La Sezione Tributaria della Corte di Cassazione, con Ordinanza 20 marzo 2025 n. 7404 (Pres. Federici, Rel. Leuzzi) respinge un ricorso dell’Agenzia delle Entrate la quale, in un avviso di accertamento mirato a recuperare importi fiscali, aveva contestato alla contribuente di aver computato in detrazione, alla stregua di acquisti intracomunitari ex art. 38 d.l. n. 331 del 1993, operazioni effettuate fra l’1 gennaio 2011 e il 20 ottobre 2011 con soggetti di nazionalità francese e tedesca, ancorché non rivestisse in detto periodo lo status di operatore intracomunitario, essendo stata inclusa nell’archivio telematico VIES soltanto a decorrere dalla predetta data del 20 ottobre 2011.
Il ricorso della società era stato accolto dalla CTP di Ragusa e la CTR della Sicilia aveva rigettato il successivo appello erariale.
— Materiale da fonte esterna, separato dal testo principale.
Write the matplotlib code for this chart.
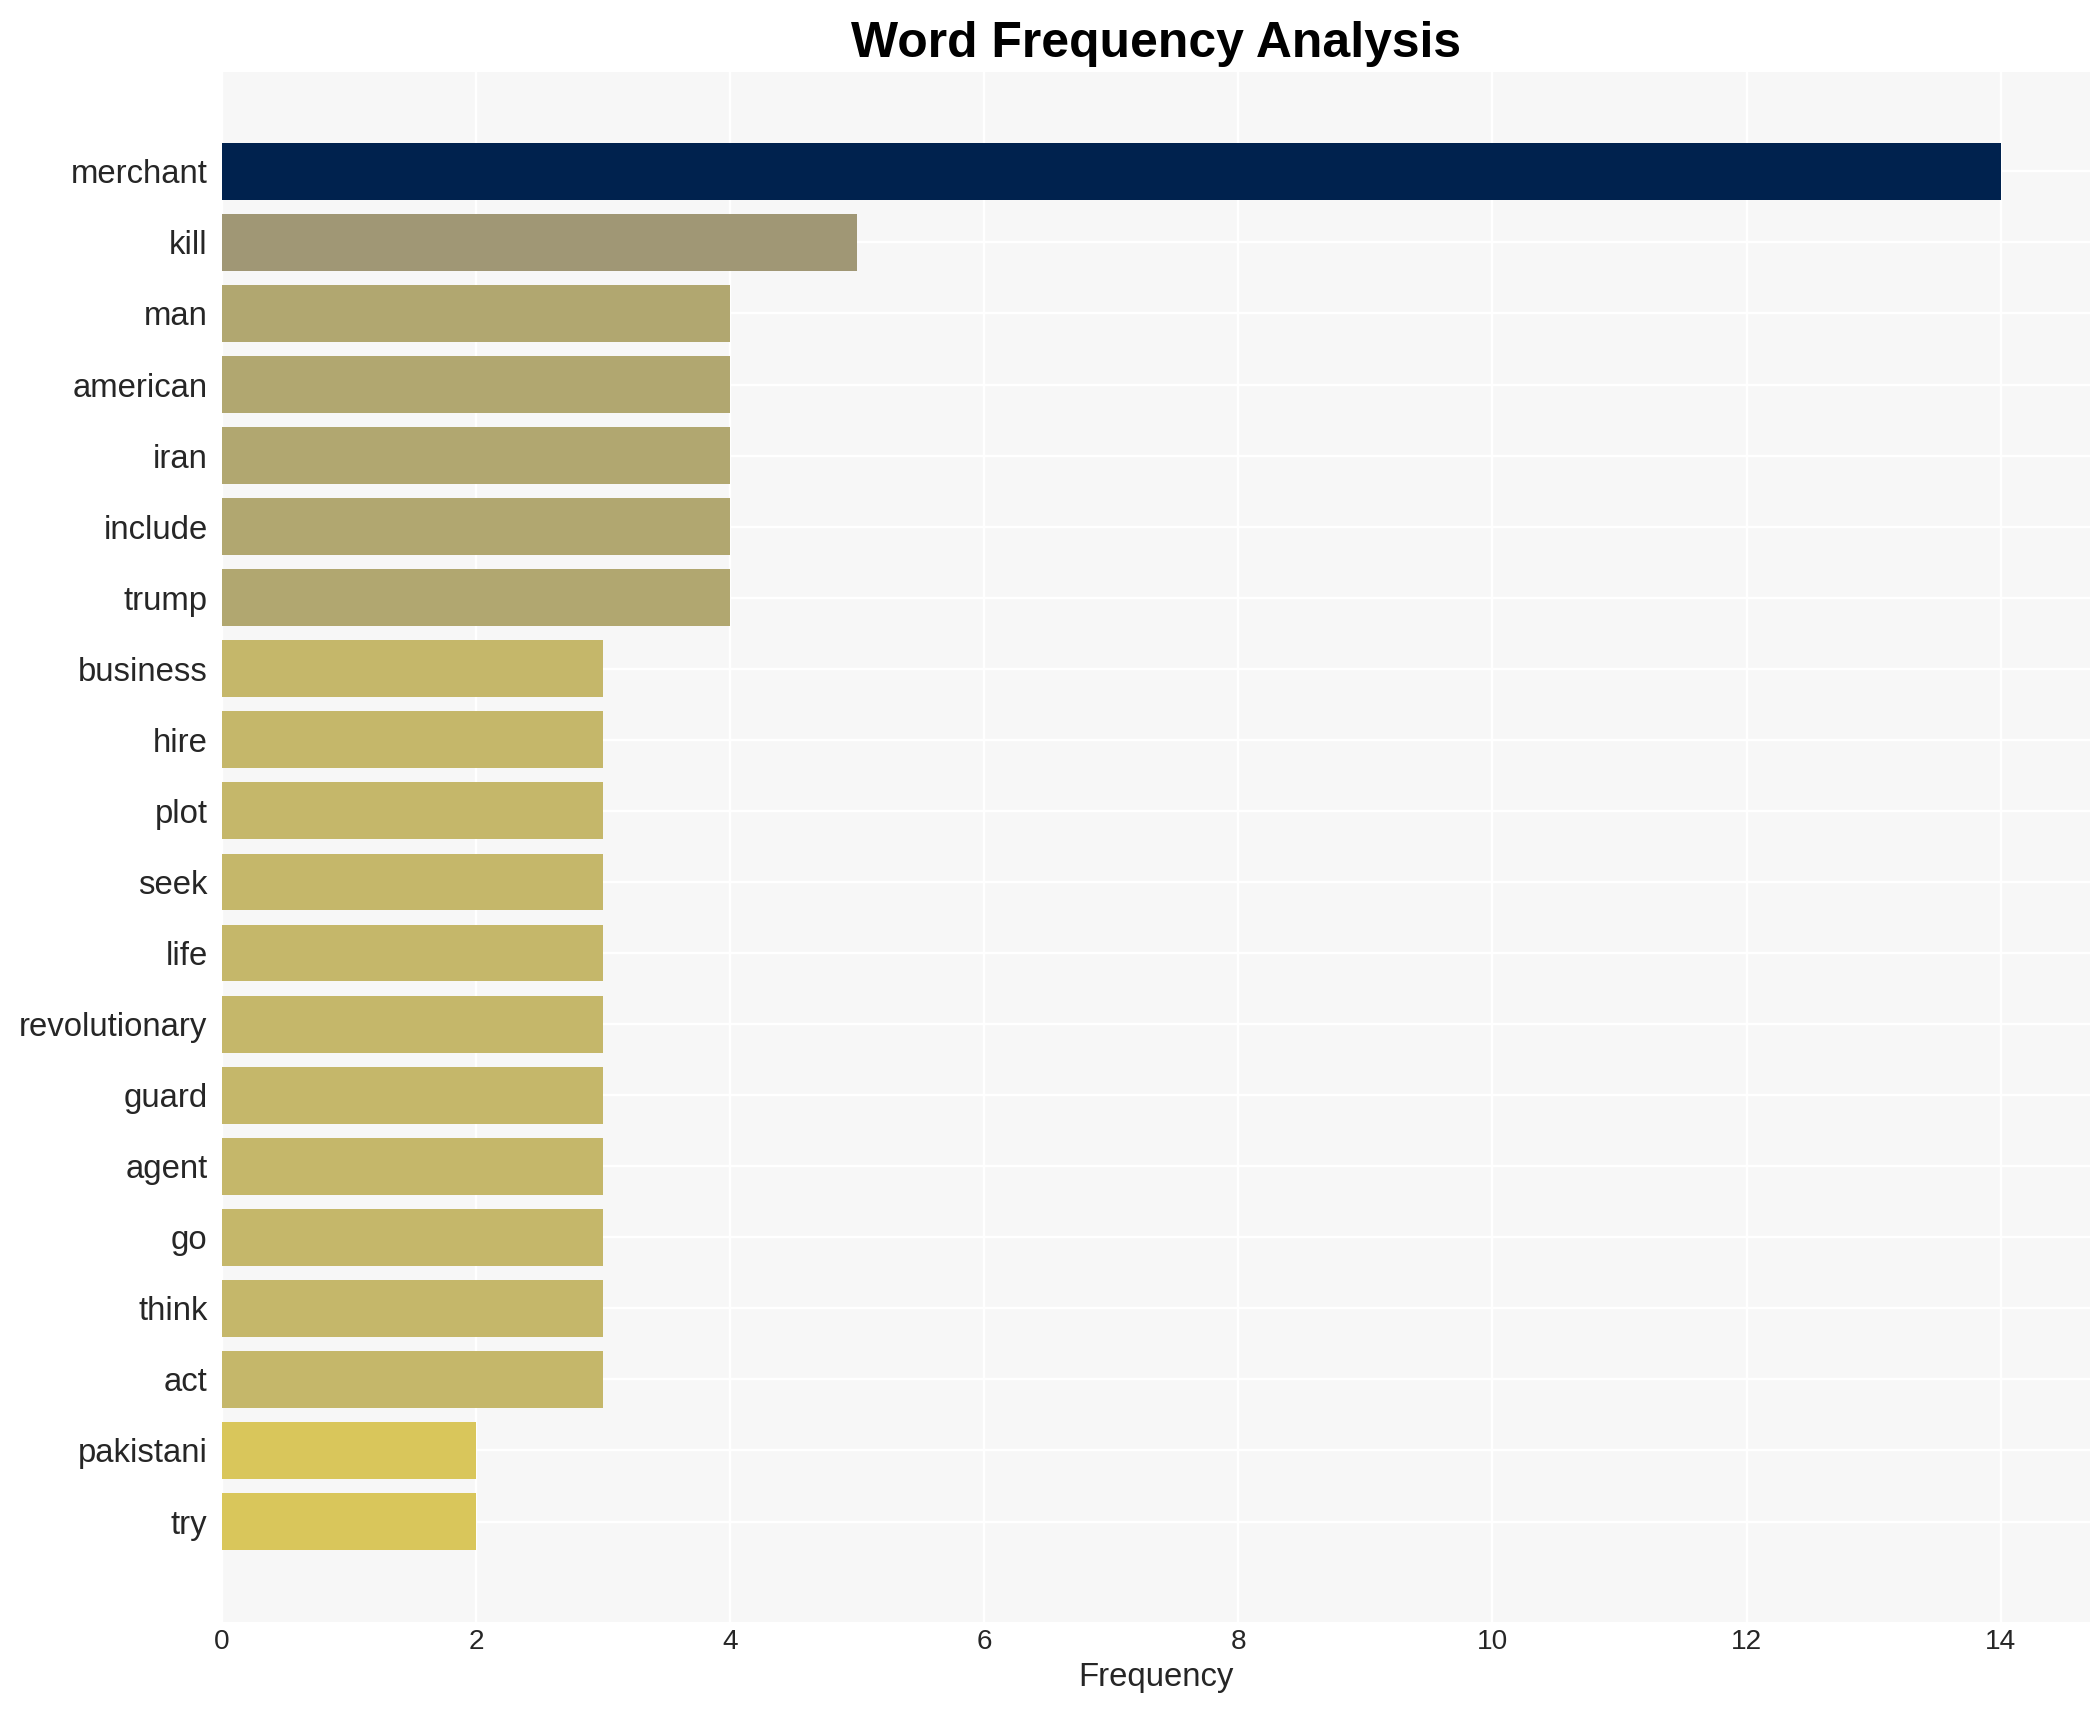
import matplotlib
matplotlib.use("Agg")
import matplotlib.pyplot as plt

words = ["merchant", "kill", "man", "american", "iran", "include", "trump",
         "business", "hire", "plot", "seek", "life", "revolutionary", "guard",
         "agent", "go", "think", "act", "pakistani", "try"]
freqs = [14, 5, 4, 4, 4, 4, 4, 3, 3, 3, 3, 3, 3, 3, 3, 3, 3, 3, 2, 2]
colors = ["#00224e", "#a09775", "#b1a770", "#b1a770", "#b1a770", "#b1a770",
          "#b1a770", "#c5b76a", "#c5b76a", "#c5b76a", "#c5b76a", "#c5b76a",
          "#c5b76a", "#c5b76a", "#c5b76a", "#c5b76a", "#c5b76a", "#c5b76a",
          "#d9c65b", "#d9c65b"]

plt.rcParams['font.family'] = ['Liberation Sans', 'DejaVu Sans']

fig = plt.figure(figsize=(12, 1710 / 175), dpi=175)
ax = fig.add_axes([0.1058, 0.0512, 0.995 - 0.1058, 0.958 - 0.0512])
ax.set_facecolor("#f7f7f7")

ypos = list(range(len(words)))
ax.barh(ypos, freqs, height=0.8, color=colors, zorder=2)
ax.set_yticks(ypos)
ax.set_yticklabels(words, fontsize=13.5, color="#262626")
ax.set_ylim(len(words) - 1 + 1.42, -1.4)
ax.set_xlim(0, 14.7)
ax.set_xticks(range(0, 15, 2))
ax.tick_params(axis='x', labelsize=11.5, colors="#262626", length=0, pad=2.5)
ax.tick_params(axis='y', length=0, pad=6)
ax.grid(True, color="white", linewidth=1.0, zorder=1)
ax.set_axisbelow(True)
for s in ax.spines.values():
    s.set_visible(False)
ax.set_xlabel("Frequency", fontsize=13.5, color="#262626", labelpad=3)
ax.set_title("Word Frequency Analysis", fontsize=20.5, fontweight="bold", pad=6)

fig.savefig("out.png", dpi=175, facecolor="white")
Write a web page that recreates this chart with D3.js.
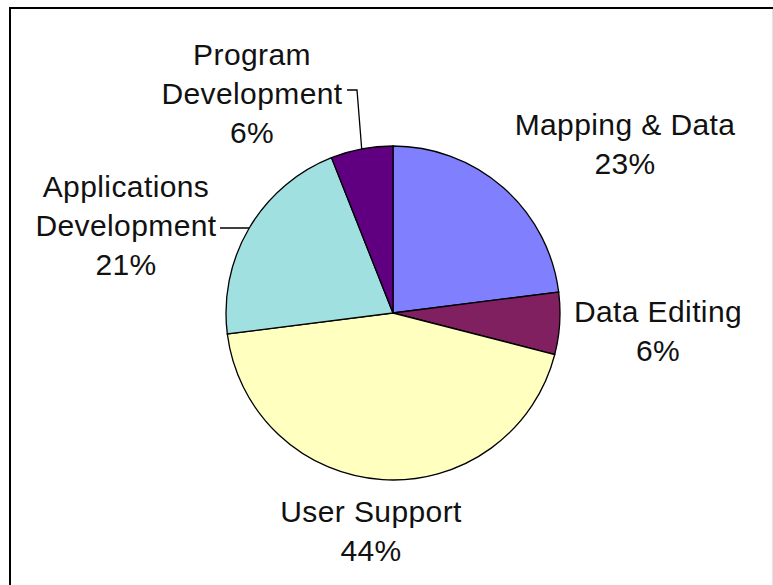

In Cassazione, con l’unico motivo di ricorso AdE denunciava la violazione e falsa applicazione dell’art. 35, co. 15 – quater D.P.R. n. 533 del 1972, dei provvedimenti del Direttore dell’Agenzia delle Entrate del 29 dicembre 2010, n. 188376 e del 12 giugno 2017, n. 110418, in relazione all’art. 360, n. 3, c.p.c., per avere la CTR erroneamente considerato intracomunitarie operazioni prive della preventiva autorizzazione rilasciata dall’Agenzia delle Entrate e dell’inclusione nell’archivio VIES del soggetto richiedente.
La Corte ritiene il motivo infondato.
Infatti è stato affermato che “In tema di cessioni intracomunitarie, la mancata iscrizione dell’impresa cessionaria nel registro “Vies” non costituisce indizio della inesistenza dell’operazione poiché, in conformità alla giurisprudenza della Corte di Giustizia dell’Unione Europea (sentenza 9 febbraio 2017, causa C – 21/16), ai fini dell’applicazione del regime di non imponibilità dell’IVA, rilevano esclusivamente le condizioni sostanziali, salvo i casi di frode” (Cass. n. 10006 del 2018).
Inoltre viene ricordato che “In tema di cessioni intracomunitarie, l’omessa o errata comunicazione da parte del soggetto passivo del codice identificativo del tributo costituisce una violazione meramente formale che non indice sul regime di esenzione previsto per gli scambi tra operatori comunitari, quando la ricorrenza, in capo al destinatario, della qualità di soggetto d’imposta nello Stato d’appartenenza, secondo il principio di tassazione del luogo di destinazione dei beni, non sia contestata e non sussistano seri indizi che lascino supporre l’esistenza di una frode” (Cass. n. 25651 del 2018). L’assetto dei principi è completato dal principio di recente affermazione, al lume del quale “In tema di cessioni intracomunitarie, l’omessa o errata comunicazione da parte del soggetto passivo del codice identificativo del tributo costituisce una violazione meramente formale, che non incide sul regime di esenzione previsto per gli scambi tra operatori comunitari, sempre che la ricorrenza, in capo al destinatario, della qualità di soggetto d’imposta nello Stato d’appartenenza, secondo il principio di tassazione del luogo di destinazione dei beni, non sia contestata e non sussistano seri indizi che lascino supporre l’esistenza di una frode” (Cass. n. 12822 del 2021).
Per conseguenza secondo i Giudici di Legittimità il giudice di secondo grado si è posto sulla scia dell’orientamento nomofilattico, il che determina il rigetto del ricorso dell’AdE.